The deal will help Amazon strengthen its position in the advertising industry, digging into Google’s and Facebook’s respective advertising businesses, experts say.
David Jones, CEO at the brand tech group You & Mr Jones, calls the deal “very significant,” as it likely marks “the official end of the digital advertising duopoly and the start of the triopoly.”
Sizmek, the last independent ad-serving business that could pretend to be a Google challenger, will be owned by Amazon, whose digital advertising business had been experiencing meteoric growth even before this deal, Jones said.
“On paper it gives Amazon a real superpower and, if they execute well, could become a real concern for Google,” he said. “Amazon has the scale, brand relationships, first-party data, resources and access on a totally unique level, and can plug them into the Amazon ecosystem. It becomes an enormous catalyst for growth -- both Sizmek and Amazon. If they execute well, both win.”
The ad server hosts the creative pieces for the campaigns, sells the advertising space, and reports on the performance.
Amazon will need to integrate the technology into its other platforms including attribution, which could take years, but will increase reporting capabilities.
Amazon’s acquisition of Sizmek sends a strong signal that the advertising market will make major changes in the coming years, said Hugo Loriot, U.S. managing director of 55, a European data company created by the former CEO and senior management team of Google Southern Europe.
“You need to draw the parallel to what Google has done with Campaign Manager, and what Facebook failed to do with Atlas,” Loriot said. “It always takes time to integrate the ad server into the stack.

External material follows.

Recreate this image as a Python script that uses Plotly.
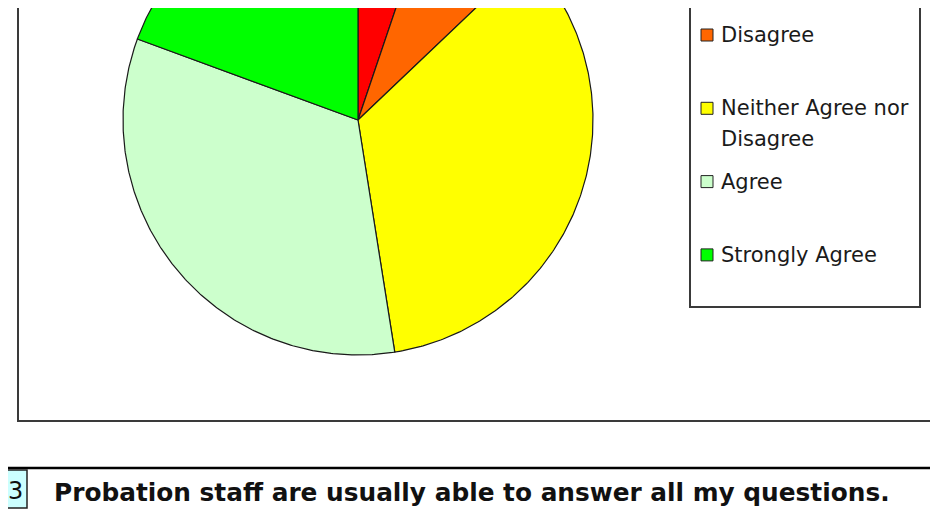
"""Pie chart: responses to question 3 (probation staff)."""

import numpy as np
import plotly.graph_objects as go

categorias = ["Strongly Disagree", "Disagree", "Neither Agree nor<br>Disagree", "Agree", "Strongly Agree"]
porcentajes = [5.2, 7.7, 34.6, 33.1, 19.4]
colores = ["#FF0000", "#FF6600", "#FFFF00", "#CCFFCC", "#00FF00"]
numero_pregunta = "3"
pregunta = "Probation staff are usually able to answer all my questions."

# page body has an 8px margin: the figure fills the rest of the 938x524 window
MARGEN = 8
W, H = 938 - MARGEN, 524 - MARGEN
CX, CY, R = 358, 120, 235
FUENTE = "DejaVu Sans"

fig = go.Figure()

# pie drawn clockwise from 12 o'clock, in window-pixel axis units
total = sum(porcentajes)
inicio = 0.0
for nombre, valor, color in zip(categorias, porcentajes, colores):
    fin = inicio + valor / total * 360
    ang = np.radians(np.linspace(inicio, fin, max(int(fin - inicio) * 2, 4)))
    xs = [CX] + list(CX + R * np.sin(ang)) + [CX]
    ys = [CY] + list(CY - R * np.cos(ang)) + [CY]
    fig.add_trace(
        go.Scatter(
            x=xs,
            y=ys,
            fill="toself",
            fillcolor=color,
            mode="lines",
            line={"color": "#1a1a1a", "width": 1.2},
            name=nombre.replace("<br>", " "),
            hoverinfo="name",
            showlegend=False,
        )
    )
    inicio = fin

shapes = [
    # chart area border
    dict(type="rect", x0=18, x1=936, y0=-20, y1=421, line={"color": "#3a3a3a", "width": 2}),
    # legend box
    dict(type="rect", x0=690, x1=920, y0=-20, y1=307, line={"color": "#3a3a3a", "width": 2}),
    # rule above the question
    dict(type="line", x0=0, x1=960, y0=468, y1=468, line={"color": "#000000", "width": 2.5}),
    # question number box
    dict(type="rect", x0=-10, x1=27, y0=470, y1=508, fillcolor="#CCFFFF", line={"color": "#222222", "width": 1.5}),
]

annotations = []
paso = 73.3
for i, (nombre, color) in enumerate(zip(categorias, colores)):
    ym = 35 + paso * (i - 1)
    shapes.append(
        dict(type="rect", x0=701, x1=713, y0=ym - 6, y1=ym + 6, fillcolor=color,
             line={"color": "#222222", "width": 1})
    )
    for j, linea in enumerate(nombre.split("<br>")):
        annotations.append(
            dict(x=719, y=ym + j * 31, text=linea, showarrow=False, xanchor="left", yanchor="middle",
                 font={"family": FUENTE, "size": 21, "color": "#1a1a1a"})
        )

annotations.append(
    dict(x=52, y=492, text=f"<b>{pregunta}</b>", showarrow=False, xanchor="left", yanchor="middle",
         font={"family": FUENTE, "size": 24.8, "color": "#111111"})
)
annotations.append(
    dict(x=25, y=491, text=numero_pregunta, showarrow=False, xanchor="right", yanchor="middle",
         font={"family": FUENTE, "size": 24, "color": "#111111"})
)

fig.update_layout(
    width=W,
    height=H,
    autosize=False,
    margin={"l": 0, "r": 0, "t": 0, "b": 0},
    paper_bgcolor="white",
    plot_bgcolor="white",
    showlegend=False,
    xaxis={"range": [MARGEN, MARGEN + W], "visible": False, "fixedrange": True},
    yaxis={"range": [MARGEN + H, MARGEN], "visible": False, "fixedrange": True},
    shapes=shapes,
    annotations=annotations,
)

fig.write_html("out.html")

It took Google eight years.”
The technology gives advertisers working with Amazon a method to reach additional consumers, improve targeting, self-create ads and prompt conversions from other publisher sites back to brand pages such as P&G and L’Oréal in the marketplace.
It also gives advertisers dynamic-optimization creative capabilities, as well as reporting and attribution available to all brands previously working with Sizmek.